Interlaminar fracture, or delamination, is a common failure mode which often occurs in composites as a result of low energy impact or manufacturing defects. Polymer matrix composites (PMCs) are especially susceptible to matrix microcracking when subjected to repeated thermomechanical loading. Often these matrix microcracks coalesce and lead to other damage modes including fiber/matrix debonding and ply delamination. Long term degradation of material properties results and much effort is directed towards reliable damage prediction and property degradation models. Low velocity impact from events such as a tool drop or a glancing bird strike on an aircraft is another common cause of delamination damage in fiber reinforced PMCs. In many cases, this damage is difficult to detect and even more difficult to repair because it often forms deep within the structure. Once this damage has developed, the integrity of the structure is greatly compromised.
The objective of this project was to design and evaluate a new class of environmentally benign, low viscosity resins reinforced with nanosize alumina and silica particles for the repair of advanced composites.
This project designed and evaluated a new class of environmentally benign, low viscosity cyanate ester resins reinforced with nanosize reinforcement for the repair of advanced composites. The use temperature limit for this repair technology is high because of the polymer’s high glass transition temperature of greater than 500°F (260°C) and onset of decomposition above 750°F (400°C).

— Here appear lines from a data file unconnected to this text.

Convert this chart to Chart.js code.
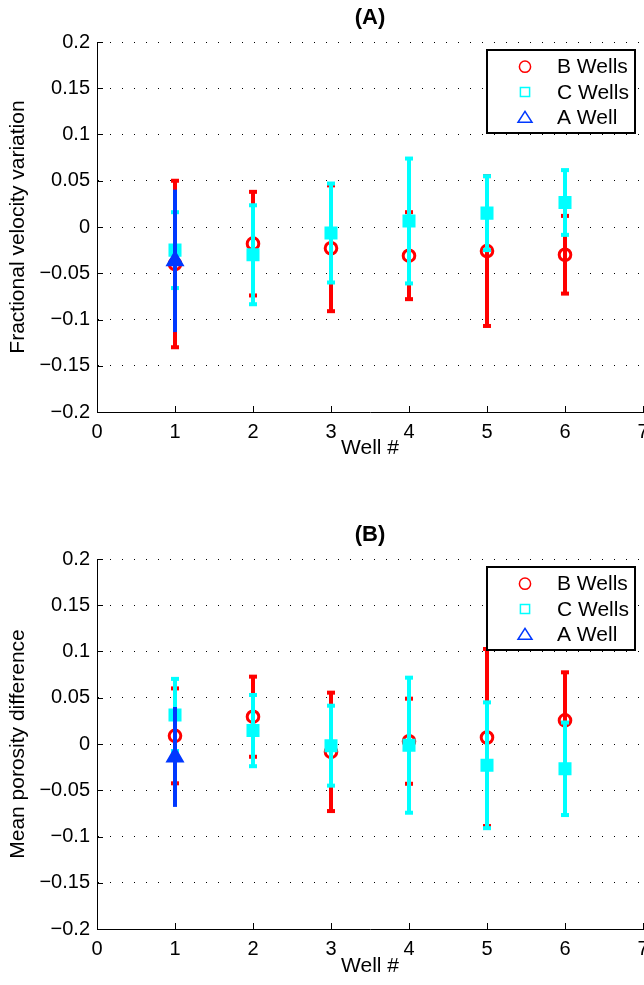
<!DOCTYPE html>
<html><head><meta charset="utf-8">
<script src="https://cdn.jsdelivr.net/npm/chart.js@4.4.1/dist/chart.umd.min.js"></script>
<style>
html,body{margin:0;padding:0;background:#fff;}
#wrap{position:relative;width:644px;height:985px;overflow:hidden;}
canvas{position:absolute;left:0;}
</style></head><body>
<div id="wrap">
<canvas id="cA" width="644" height="492" style="top:0px"></canvas>
<canvas id="cB" width="644" height="493" style="top:492px"></canvas>
</div>
<script>
// ---------- data ----------
const wells = [1, 2, 3, 4, 5, 6];
const aWell = [1];
const seriesNames = ['B Wells', 'C Wells', 'A Well'];
const xTickLabels = ['0', '1', '2', '3', '4', '5', '6', '7'];
const yTickLabels = ['\u22120.2', '\u22120.15', '\u22120.1', '\u22120.05', '0', '0.05', '0.1', '0.15', '0.2'];
const titleA = '(A)';
const titleB = '(B)';
const yTitleA = 'Fractional velocity variation';
const yTitleB = 'Mean porosity difference';
const xTitle = 'Well #';

// Panel A: fractional velocity variation (mean, half error)
const bWellsA    = [-0.040, -0.018, -0.023, -0.031, -0.026, -0.030];
const bWellsAErr = [0.090, 0.056, 0.068, 0.047, 0.081, 0.042];
const cWellsA    = [-0.025, -0.030, -0.0065, 0.0065, 0.015, 0.0265];
const cWellsAErr = [0.041, 0.0535, 0.0535, 0.0675, 0.040, 0.035];
const aWellA     = [-0.0366];
const aWellAErr  = [0.077];

// Panel B: mean porosity difference
const bWellsB    = [0.0088, 0.0295, -0.0085, 0.003, 0.007, 0.0255];
const bWellsBErr = [0.0513, 0.0433, 0.064, 0.046, 0.0957, 0.052];
const cWellsB    = [0.0314, 0.0145, -0.0018, -0.0013, -0.023, -0.0268];
const cWellsBErr = [0.039, 0.0385, 0.0432, 0.073, 0.068, 0.050];
const aWellB     = [-0.014];
const aWellBErr  = [0.054];

// ---------- styling / plugins ----------
const FONT = '"Liberation Sans", Arial, Helvetica, sans-serif';
Chart.defaults.font.family = FONT;
Chart.defaults.color = '#000';

const RED = '#ff0000', CYAN = '#00ffff', BLUE = '#0038ff';
const ZERO_PAD = () => ({left: 0, top: 0, right: 0, bottom: 0});

const errorBars = {
  id: 'errorBars',
  beforeDatasetDraw(chart, args) {
    const ds = chart.data.datasets[args.index];
    if (!ds.errors) return;
    const {ctx, scales: {x, y}} = chart;
    ctx.save();
    ctx.strokeStyle = ds.borderColor;
    ctx.fillStyle = ds.borderColor;
    ctx.lineWidth = ds.errLineWidth;
    ds.data.forEach((p, i) => {
      const e = ds.errors[i];
      const px = x.getPixelForValue(p.x);
      const hi = y.getPixelForValue(p.y + e);
      const lo = y.getPixelForValue(p.y - e);
      ctx.beginPath(); ctx.moveTo(px, hi); ctx.lineTo(px, lo); ctx.stroke();
      if (ds.capWidth) {
        ctx.fillRect(px - ds.capWidth / 2, hi - ds.capHeight / 2, ds.capWidth, ds.capHeight);
        ctx.fillRect(px - ds.capWidth / 2, lo - ds.capHeight / 2, ds.capWidth, ds.capHeight);
      }
    });
    ctx.restore();
  }
};

const innerTicks = {
  id: 'innerTicks',
  beforeDatasetsDraw(chart) {
    const {ctx, chartArea: a, scales: {x, y}} = chart;
    ctx.save();
    ctx.strokeStyle = '#000';
    ctx.lineWidth = 1;
    ctx.beginPath();
    x.ticks.forEach(t => {
      const px = Math.round(x.getPixelForValue(t.value)) + 0.5;
      ctx.moveTo(px, a.bottom); ctx.lineTo(px, a.bottom - 6);
    });
    y.ticks.forEach(t => {
      const py = Math.round(y.getPixelForValue(t.value)) + 0.5;
      ctx.moveTo(a.left, py); ctx.lineTo(a.left + 6, py);
    });
    ctx.stroke();
    ctx.restore();
  }
};

function legendMarker(ctx, style, cx, cy) {
  ctx.beginPath();
  if (style === 'circle') {
    ctx.arc(cx, cy, 5.6, 0, Math.PI * 2);
  } else if (style === 'rect') {
    ctx.rect(cx - 4.6, cy - 4.6, 9.2, 9.2);
  } else if (style === 'triangle') {
    ctx.moveTo(cx, cy - 6); ctx.lineTo(cx + 7, cy + 5); ctx.lineTo(cx - 7, cy + 5); ctx.closePath();
  }
  ctx.stroke();
}

const boxLegend = {
  id: 'boxLegend',
  afterDraw(chart) {
    const {ctx, chartArea: a} = chart;
    const W = 148, H = 83;
    const r = a.right - 8, l = r - W, t = a.top + 8;
    ctx.save();
    ctx.fillStyle = '#fff';
    ctx.fillRect(l, t, W, H);
    ctx.strokeStyle = '#000';
    ctx.lineWidth = 2;
    ctx.strokeRect(l, t, W, H);
    chart.data.datasets.forEach((ds, i) => {
      const cy = t + 16.7 + i * 25.3;
      ctx.strokeStyle = ds.borderColor;
      ctx.lineWidth = 1.5;
      legendMarker(ctx, ds.pointStyle, l + 38, cy);
      ctx.fillStyle = '#000';
      ctx.font = '21px ' + FONT;
      ctx.textBaseline = 'middle';
      ctx.textAlign = 'left';
      ctx.fillText(ds.label, l + 70, cy + 1);
    });
    ctx.restore();
  }
};

function pts(xs, ys) { return xs.map((x, i) => ({x: x, y: ys[i]})); }

function makePanel(canvasId, p) {
  const datasets = [
    {label: seriesNames[0], data: pts(wells, p.b), errors: p.bErr, order: 3,
     pointStyle: 'circle', pointRadius: 5.8, borderWidth: 3, borderColor: RED, backgroundColor: 'rgba(0,0,0,0)',
     errLineWidth: 4, capWidth: 8, capHeight: 4},
    {label: seriesNames[1], data: pts(wells, p.c), errors: p.cErr, order: 2,
     pointStyle: 'rect', pointRadius: 7.8, borderWidth: 2, borderColor: CYAN, backgroundColor: CYAN,
     errLineWidth: 4, capWidth: 8, capHeight: 4},
    {label: seriesNames[2], data: pts(aWell, p.a), errors: p.aErr, order: 1,
     pointStyle: 'triangle', pointRadius: 9, borderWidth: 2, borderColor: BLUE, backgroundColor: BLUE,
     errLineWidth: 4, capWidth: 0, capHeight: 0}
  ];
  return new Chart(document.getElementById(canvasId), {
    type: 'scatter',
    data: {datasets},
    plugins: [errorBars, innerTicks, boxLegend],
    options: {
      responsive: false,
      animation: false,
      events: [],
      clip: false,
      layout: {autoPadding: false, padding: {left: 0, right: 1, top: 0, bottom: 0}},
      plugins: {
        legend: {display: false},
        tooltip: {enabled: false},
        title: {
          display: true, text: p.title, fullSize: false,
          font: {size: 22, weight: 'bold', lineHeight: 1.2},
          padding: {top: p.titleTop, bottom: p.titleBottom}
        }
      },
      scales: {
        x: {
          type: 'linear', min: 0, max: 7,
          ticks: {stepSize: 1, padding: 8, font: {size: 20}, maxRotation: 0,
                  callback: (v, i) => xTickLabels[i]},
          grid: {display: false, drawTicks: false},
          border: {display: true, color: '#000', width: 1},
          title: {display: true, text: xTitle, font: {size: 21, lineHeight: 1.2},
                  padding: {top: 0, bottom: p.xTitleBottom}},
          afterFit: s => { s.height = p.xHeight; s.paddingLeft = 0; s.paddingRight = 0; s.getPadding = ZERO_PAD; }
        },
        y: {
          type: 'linear', min: -0.2, max: 0.2,
          ticks: {stepSize: 0.05, padding: 7, font: {size: 20},
                  callback: (v, i) => yTickLabels[i]},
          grid: {display: true, drawTicks: false, color: '#000', lineWidth: 1},
          border: {display: true, color: '#000', width: 1, dash: [1, 11]},
          title: {display: true, text: p.yTitle, font: {size: 21, lineHeight: 1.2},
                  padding: {top: 5.4, bottom: 0}},
          afterFit: s => { s.width = 97; s.paddingTop = 0; s.paddingBottom = 0; s.getPadding = ZERO_PAD; }
        }
      }
    }
  });
}

makePanel('cA', {
  title: titleA, yTitle: yTitleA,
  b: bWellsA, bErr: bWellsAErr, c: cWellsA, cErr: cWellsAErr, a: aWellA, aErr: aWellAErr,
  titleTop: 4.8, titleBottom: 10.8, xHeight: 80, xTitleBottom: 31.4
});
makePanel('cB', {
  title: titleB, yTitle: yTitleB,
  b: bWellsB, bErr: bWellsBErr, c: cWellsB, cErr: cWellsBErr, a: aWellB, aErr: aWellBErr,
  titleTop: 29.8, titleBottom: 10.8, xHeight: 56, xTitleBottom: 6.4
});
</script>
</body></html>
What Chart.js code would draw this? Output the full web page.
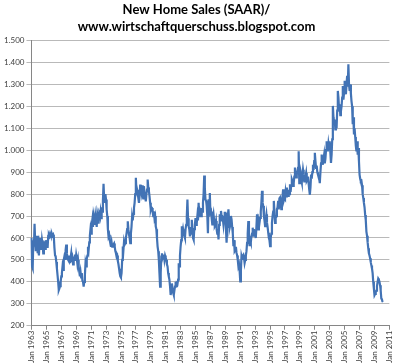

The prepolymer also has near infinite room temperature stability, facilitating reduced wastes due to spoilage compared to traditional thermosets. In demonstrations of the technology on bismaleimide (BMI)/carbon composite panels, the strength of damaged composites that were repaired with the technology through a resin injection process exceeded the strength of the virgin undamaged composite material.
The repair systems evaluated in this project were rheologically engineered for optimum crack filling and stability for repairment to withstand high loadings, environmental extremes and wide service temperatures. The repair resins and associated repair techniques developed through this research program were designed to meet the following technical objectives:
- Repair system will have a low viscosity to completely fill the damage zone
- No or minimal volatile organic compounds, hazardous air pollutants, and hazardous waste will be generated by the repair process
- A high cured glass transition temperature will be obtained (over 260°C) in the adhesive to allow the repair of composites for extreme temperature environments
- Repair system will be mechanically superior to current repair processes.
BECy was observed to be an effective resin for the repair of BMI-cf composite panels commonly used for high temperature applications. A mixed mode fracture of interface and substrate failure was observed in BECy bonded lap shear specimens. This failure was attributed to the formation of a strong interfacial bond between BECy and the BMI-cf substrate. In short beam shear bending tests, the low viscosity and high toughness of BECy at room temperature was observed to play a vital role in enhancing the structural strength of the specimen. The double cantilever beam (DCB) tests clearly demonstrate the enhancement in interlaminar debonding strength as a result of BECy repair. The crack resistance curves that quantify the crack initiation and propagation behaviors in delaminated composite specimens reveal that BECy repaired composites have high resistance to crack initiation and propagation. From scanning electron microscopy analysis of the fracture surfaces, fiber bridging was observed for BECy repaired DCB specimens. The results from lap shear, SBSB and DCB tests reveals that 100% repair efficiency can be accomplished by repairing the delaminated BMI-cf composites with BECy resin. Qualitative evaluation of repair efficiency from C-Scan images and florescence dye penetration tests reveal complete infiltration of BECy resin into the microscopic cracks in the delamination zone. Furthermore, a repair efficiency of 155% in HPS after HPS test and 100 % in CAI test were observed.
Different types of nanoreinforeced resins were prepared by mixing alumina nanoparticles, silica nanoparticles, and multi walled carbon nanotubes in BECy. The adhesive bond strength screened by lap shear testing revealed that alumina filled BECy is best for injection repair. However, Al filled nano resin had no significant effect on the repair strength versus the neat BECy system.
In demonstrations of the technology on BMI/carbon composite panels, the strength of damaged composites that were repaired with the technology through a resin injection process exceeded the strength of the virgin undamaged composite material. This technology will reduce the environmental hazards associated with current composite repairs and open up new repair opportunities specifically for high temperature composites, such as BMI matrix composites.